2013: VERTIGO – Giữa Hai Dòng Nước


VERTIGO describes the feeling of losing balance below your feet and sensing the world spinning around you. Such is the case for the Vietnamese children of Operation Babylift, an event during the Fall of Saigon in 1975 that sent over 2,000 Vietnamese orphans to the United States for adoption by White families. These transracial adoptees experience a life much different than ours, one filled with more vertigo than we could possibly imagine.
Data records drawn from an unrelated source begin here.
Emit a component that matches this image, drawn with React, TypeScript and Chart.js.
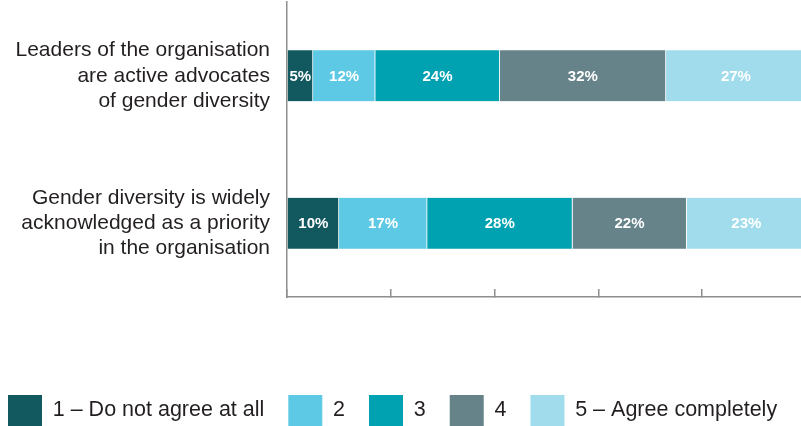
import React, { useEffect, useRef } from 'react';
import { Chart, registerables } from 'chart.js';

Chart.register(...registerables);

const categories: string[][] = [
  ['Leaders of the organisation', 'are active advocates', 'of gender diversity'],
  ['Gender diversity is widely', 'acknowledged as a priority', 'in the organisation'],
];
const seriesNames = ['1 – Do not agree at all', '2', '3', '4', '5 – Agree completely'];
const rating1 = [5, 10];
const rating2 = [12, 17];
const rating3 = [24, 28];
const rating4 = [32, 22];
const rating5 = [27, 23];
const seriesValues = [rating1, rating2, rating3, rating4, rating5];
const seriesColors = ['#12585f', '#5ec9e5', '#00a1b1', '#668389', '#a1dcec'];
const xMin = 0;
const xMax = 100;
const xStep = 20;

const FAMILY = '"Liberation Sans", Arial, Helvetica, sans-serif';
const AXIS = '#8e8e8e';
const TEXT = '#231f20';

const segmentLabels = {
  id: 'segmentLabels',
  afterDatasetsDraw(chart: any) {
    const ctx = chart.ctx;
    ctx.save();
    ctx.font = `bold 15px ${FAMILY}`;
    ctx.fillStyle = '#ffffff';
    ctx.textAlign = 'center';
    ctx.textBaseline = 'middle';
    chart.data.datasets.forEach((ds: any, i: number) => {
      const meta = chart.getDatasetMeta(i);
      meta.data.forEach((bar: any, j: number) => {
        const { x, y, base } = bar.getProps(['x', 'y', 'base'], true);
        ctx.fillText(`${ds.data[j]}%`, (x + base) / 2, y + 1);
      });
    });
    ctx.restore();
  },
};

export default function App() {
  const ref = useRef<HTMLCanvasElement | null>(null);

  useEffect(() => {
    if (!ref.current) return;
    const chart = new Chart(ref.current, {
      type: 'bar',
      data: {
        labels: categories,
        datasets: seriesNames.map((name, i) => ({
          label: name,
          data: seriesValues[i],
          backgroundColor: seriesColors[i],
          borderColor: '#ffffff',
          borderWidth: { top: 0, bottom: 0, left: 0, right: 1 },
          borderSkipped: false,
          barThickness: 51,
        })),
      },
      options: {
        indexAxis: 'y',
        animation: false,
        responsive: false,
        devicePixelRatio: 1,
        layout: { padding: { top: 2, left: 0, right: 0, bottom: 0 } },
        font: { family: FAMILY },
        plugins: {
          tooltip: { enabled: false },
          legend: {
            position: 'bottom',
            align: 'start',
            labels: {
              boxWidth: 34,
              boxHeight: 31,
              padding: 24,
              color: TEXT,
              font: { size: 21.5, family: FAMILY },
              generateLabels: (c: any) => {
                const items = (Chart as any).defaults.plugins.legend.labels.generateLabels(c);
                items.forEach((it: any) => {
                  it.lineWidth = 0;
                  it.strokeStyle = 'rgba(0,0,0,0)';
                });
                return items;
              },
            },
          },
        },
        scales: {
          x: {
            stacked: true,
            min: xMin,
            max: xMax,
            ticks: { display: false, stepSize: xStep },
            grid: {
              display: true,
              drawOnChartArea: false,
              drawTicks: true,
              tickLength: -8,
              color: AXIS,
              lineWidth: 1.5,
            },
            border: { display: true, color: AXIS, width: 1.5 },
            afterFit: (s: any) => {
              s.height = 74;
              s.paddingLeft = 0;
              s.paddingRight = 0;
            },
          },
          y: {
            stacked: true,
            grid: { display: false, drawTicks: false },
            border: { display: true, color: AXIS, width: 1.5 },
            ticks: {
              color: TEXT,
              padding: 17,
              font: { size: 21, family: FAMILY, lineHeight: 1.2 },
            },
            afterFit: (s: any) => {
              s.width = 303;
              s.paddingTop = 0;
              s.paddingBottom = 0;
            },
          },
        },
      } as any,
      plugins: [segmentLabels],
    });
    return () => chart.destroy();
  }, []);

  return (
    <div
      style={{
        position: 'absolute',
        left: 0,
        top: 0,
        width: 801,
        height: 426,
        overflow: 'hidden',
        background: '#ffffff',
      }}
    >
      <canvas
        ref={ref}
        width={822}
        height={436}
        style={{ position: 'absolute', left: -16, top: 0, width: 822, height: 436 }}
      />
    </div>
  );
}
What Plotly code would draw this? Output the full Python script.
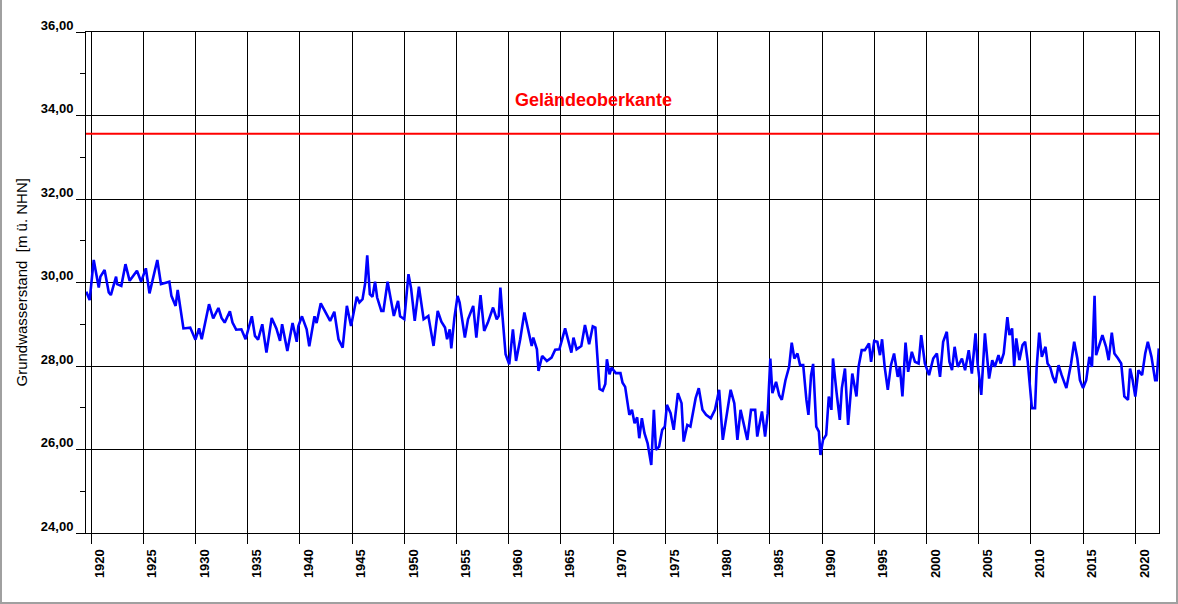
import plotly.graph_objects as go

# ---- data ----
years = [
    1919.55, 1919.87, 1920.26, 1920.74, 1920.9, 1921.3, 1921.7, 1921.9, 1922.4, 1922.5, 1922.9, 1923.3, 1923.7,
    1924.4, 1924.8, 1925.25, 1925.6, 1926.35, 1926.7, 1927.5, 1927.7, 1928.1, 1928.3, 1928.85, 1929.5, 1930.0,
    1930.35, 1930.6, 1931.3, 1931.7, 1932.2, 1932.5, 1932.8, 1933.3, 1933.55, 1933.9, 1934.4, 1934.8, 1935.4,
    1935.7, 1936.0, 1936.4, 1936.8, 1937.3, 1937.75, 1938.1, 1938.3, 1938.8, 1939.3, 1939.7, 1939.85, 1940.2,
    1940.65, 1940.9, 1941.4, 1941.6, 1942.0, 1942.55, 1942.9, 1943.3, 1943.7, 1944.1, 1944.5, 1944.9, 1945.45,
    1945.7, 1946.0, 1946.25, 1946.45, 1946.7, 1946.95, 1947.2, 1947.4, 1947.8, 1948.0, 1948.4, 1949.0, 1949.4,
    1949.6, 1950.0, 1950.4, 1950.65, 1951.0, 1951.4, 1951.85, 1952.3, 1952.8, 1953.2, 1953.55, 1953.9, 1954.1,
    1954.35, 1954.5, 1954.8, 1955.1, 1955.3, 1955.8, 1956.1, 1956.6, 1956.9, 1957.3, 1957.65, 1958.0, 1958.5,
    1958.85, 1959.05, 1959.2, 1959.4, 1959.7, 1960.05, 1960.4, 1960.7, 1961.1, 1961.5, 1961.8, 1962.2, 1962.35,
    1962.7, 1962.85, 1963.2, 1963.65, 1964.1, 1964.45, 1964.85, 1965.4, 1966.0, 1966.2, 1966.5, 1966.95, 1967.3,
    1967.7, 1968.05, 1968.3, 1968.7, 1969.0, 1969.25, 1969.4, 1969.65, 1969.85, 1970.25, 1970.7, 1970.9, 1971.15,
    1971.55, 1971.8, 1972.05, 1972.3, 1972.5, 1972.75, 1973.0, 1973.3, 1973.65, 1973.9, 1974.1, 1974.4, 1974.7,
    1974.95, 1975.15, 1975.5, 1975.8, 1976.2, 1976.55, 1976.75, 1977.1, 1977.4, 1977.9, 1978.2, 1978.55, 1978.9,
    1979.35, 1979.75, 1980.15, 1980.5, 1980.95, 1981.25, 1981.6, 1981.9, 1982.2, 1982.55, 1982.85, 1983.2, 1983.6,
    1983.8, 1984.25, 1984.55, 1984.8, 1985.05, 1985.25, 1985.6, 1985.9, 1986.15, 1986.5, 1986.85, 1987.1, 1987.35,
    1987.65, 1987.9, 1988.2, 1988.5, 1988.7, 1988.95, 1989.15, 1989.45, 1989.7, 1989.85, 1990.1, 1990.4, 1990.65,
    1990.9, 1991.05, 1991.4, 1991.7, 1991.9, 1992.2, 1992.5, 1992.9, 1993.3, 1993.5, 1993.8, 1994.1, 1994.5,
    1994.7, 1995.0, 1995.3, 1995.55, 1995.75, 1996.0, 1996.3, 1996.6, 1996.9, 1997.25, 1997.45, 1997.7, 1998.0,
    1998.25, 1998.6, 1998.9, 1999.25, 1999.5, 1999.85, 2000.25, 2000.65, 2001.0, 2001.3, 2001.6, 2001.95, 2002.2,
    2002.45, 2002.7, 2003.0, 2003.4, 2003.7, 2004.05, 2004.35, 2004.7, 2004.9, 2005.25, 2005.6, 2006.0, 2006.3,
    2006.55, 2006.9, 2007.1, 2007.4, 2007.75, 2007.95, 2008.2, 2008.4, 2008.6, 2008.9, 2009.2, 2009.45, 2009.7,
    2009.9, 2010.1, 2010.4, 2010.55, 2010.8, 2011.05, 2011.4, 2011.6, 2011.85, 2012.1, 2012.35, 2012.65, 2012.95,
    2013.4, 2013.85, 2014.15, 2014.45, 2014.7, 2015.0, 2015.3, 2015.6, 2015.85, 2016.1, 2016.25, 2016.55, 2016.85,
    2017.2, 2017.45, 2017.75, 2018.0, 2018.35, 2018.65, 2018.95, 2019.3, 2019.5, 2019.75, 2020.0, 2020.3, 2020.65,
    2020.95, 2021.2, 2021.55, 2021.9, 2022.05, 2022.25,
]
levels = [
    29.78, 29.58, 30.54, 29.88, 30.14, 30.30, 29.76, 29.70, 30.14, 29.96, 29.92, 30.44, 30.04,
    30.28, 30.02, 30.34, 29.74, 30.54, 29.96, 30.02, 29.68, 29.44, 29.82, 28.90, 28.92, 28.63,
    28.90, 28.64, 29.48, 29.14, 29.39, 29.15, 29.04, 29.31, 29.04, 28.87, 28.88, 28.64, 29.19,
    28.72, 28.63, 29.00, 28.32, 29.15, 28.90, 28.60, 29.00, 28.36, 29.03, 28.58, 28.95, 29.19,
    28.88, 28.47, 29.19, 29.03, 29.50, 29.24, 29.08, 29.30, 28.64, 28.44, 29.44, 28.96, 29.66,
    29.52, 29.60, 29.98, 30.65, 29.72, 29.66, 30.02, 29.64, 29.32, 29.32, 30.02, 29.20, 29.56,
    29.19, 29.12, 30.20, 29.86, 29.08, 29.90, 29.12, 29.20, 28.48, 29.32, 29.06, 28.92, 28.64,
    28.88, 28.42, 29.16, 29.68, 29.52, 28.68, 29.12, 29.44, 28.68, 29.70, 28.84, 29.04, 29.40,
    29.12, 29.20, 29.88, 29.20, 28.28, 28.04, 28.88, 28.12, 28.64, 29.28, 28.92, 28.48, 28.68,
    28.40, 27.88, 28.24, 28.12, 28.20, 28.39, 28.40, 28.90, 28.32, 28.68, 28.40, 28.48, 28.98,
    28.52, 28.95, 28.92, 27.45, 27.41, 27.57, 28.16, 27.80, 27.96, 27.83, 27.83, 27.60, 27.50,
    26.83, 26.95, 26.63, 26.77, 26.27, 26.75, 26.39, 26.15, 25.63, 26.95, 25.99, 26.07, 26.47,
    26.55, 27.07, 26.87, 26.47, 27.35, 27.11, 26.19, 26.59, 26.55, 27.23, 27.47, 26.95, 26.83,
    26.75, 26.95, 27.43, 26.23, 26.95, 27.43, 27.11, 26.23, 26.95, 26.55, 26.23, 26.95, 26.95,
    26.31, 26.91, 26.31, 26.87, 28.18, 27.35, 27.62, 27.30, 27.19, 27.66, 27.98, 28.56, 28.18,
    28.30, 28.02, 28.02, 27.20, 26.83, 27.78, 28.05, 26.55, 26.43, 25.87, 26.23, 26.35, 27.27,
    26.95, 28.18, 27.35, 26.71, 27.47, 27.94, 26.59, 27.82, 27.27, 27.98, 28.38, 28.38, 28.54,
    28.10, 28.60, 28.58, 28.26, 28.64, 27.98, 27.43, 28.02, 28.30, 27.74, 27.98, 27.27, 28.56,
    27.86, 28.34, 28.10, 28.06, 28.74, 28.06, 27.78, 28.18, 28.30, 27.74, 28.58, 28.82, 28.10,
    27.90, 28.46, 27.98, 28.18, 27.90, 28.38, 27.82, 28.78, 28.06, 27.31, 28.78, 27.70, 28.14,
    27.98, 28.26, 28.06, 28.30, 29.17, 28.74, 28.90, 28.00, 28.66, 28.14, 28.50, 28.58, 28.10,
    27.43, 26.99, 26.99, 27.94, 28.80, 28.22, 28.46, 28.06, 27.97, 27.74, 27.59, 28.02, 27.78,
    27.47, 28.06, 28.58, 28.18, 27.66, 27.47, 27.66, 28.22, 27.98, 29.68, 28.26, 28.50, 28.74,
    28.46, 28.14, 28.80, 28.30, 28.18, 28.06, 27.27, 27.19, 27.94, 27.66, 27.27, 27.90, 27.78,
    28.30, 28.58, 28.22, 27.66, 27.66, 28.42,
]
ground_level = 33.56
ground_label = "Geländeoberkante"
x_tick_years = list(range(1920, 2021, 5))
x_tick_labels = [str(y) for y in x_tick_years]
y_tick_values = list(range(24, 37, 2))
y_tick_labels = [f"{v:.2f}".replace(".", ",") for v in y_tick_values]
y_title = "Grundwasserstand\u00a0 [m ü. NHN]"

FONT = "Liberation Sans, Arial, sans-serif"
W, H = 1178, 604
L, R, T, B = 86, 19, 32, 71
PW, PH = W - L - R, H - T - B

fig = go.Figure()
fig.add_trace(go.Scatter(
    x=years, y=levels, mode="lines",
    line=dict(color="#0000FF", width=2.6),
    hoverinfo="skip", showlegend=False,
))

# ground level line
fig.add_shape(type="line", xref="paper", x0=0, x1=1, yref="y", y0=ground_level, y1=ground_level,
              line=dict(color="#FF0000", width=2), layer="above")
fig.add_annotation(x=1968.1, y=34.38, xref="x", yref="y", text=f"<b>{ground_label}</b>",
                   showarrow=False, font=dict(family=FONT, size=18, color="#FF0000"))

# y axis title
fig.add_annotation(x=(21 - L) / PW, y=0.5, xref="paper", yref="paper", text=y_title,
                   xanchor="center", yanchor="middle",
                   textangle=-90, showarrow=False, font=dict(family=FONT, size=15, color="black"))

# outer grey border
fig.add_shape(type="rect", xref="paper", yref="paper",
              x0=(-L + 1) / PW, x1=(W - L - 1) / PW, y0=(-B + 1) / PH, y1=(H - T - 1) / PH,
              line=dict(color="#A0A0A0", width=2), fillcolor="rgba(0,0,0,0)", layer="above")

fig.update_layout(
    width=W, height=H,
    margin=dict(l=L, r=R, t=T, b=B, pad=0),
    paper_bgcolor="white", plot_bgcolor="white",
    font=dict(family=FONT, color="black"),
    showlegend=False,
)
fig.update_xaxes(
    range=[1919.52, 2022.27],
    tickmode="array", tickvals=x_tick_years, ticktext=[f"<b>{t}</b>" for t in x_tick_labels],
    tickangle=-90, tickfont=dict(family=FONT, size=13, color="black"),
    ticks="outside", ticklen=10, tickwidth=1, tickcolor="black",
    ticklabelshift=9,
    showgrid=True, gridcolor="black", gridwidth=1,
    showline=True, linecolor="black", linewidth=1, mirror=True,
    zeroline=False,
)
fig.update_yaxes(
    range=[24, 36],
    tickmode="array", tickvals=y_tick_values, ticktext=[f"<b>{t}</b>" for t in y_tick_labels],
    tickfont=dict(family=FONT, size=13, color="black"),
    ticks="outside", ticklen=9, tickwidth=1, tickcolor="black",
    ticklabelshift=-7,
    minor=dict(tickmode="linear", tick0=24, dtick=1, ticks="outside", ticklen=5,
               tickcolor="black", showgrid=False),
    showgrid=True, gridcolor="black", gridwidth=1,
    showline=True, linecolor="black", linewidth=1, mirror=True,
    zeroline=False,
)

fig.write_html("out.html")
One of these Operation Babylift orphans, later renamed Daniel Miller is adopted by two hopeful parents, Adam and Ruth, in the American Midwest. He grows up like any other White American child, but this quickly changes when he realizes how his Vietnamese appearance contradicts his inner White identity, especially in the form of racial stereotypes and expectations. In order to restore balance, Daniel decides to make a life for himself in Los Angeles, where he aspires to become a musician. With the guidance of his friends, Alex and Anh, he learns about the Vietnamese culture that he has never known and confronts new expectations amongst the Vietnamese community. Giữa Hai Dòng Nước redefines Daniel’s condition of having to choose between his Vietnamese and American identities, neither of which is complete.

VERTIGO – Giữa Hai Dòng Nước follows Daniel as he searches for the truth of his past to solve his biggest mystery of culture, family, and identity.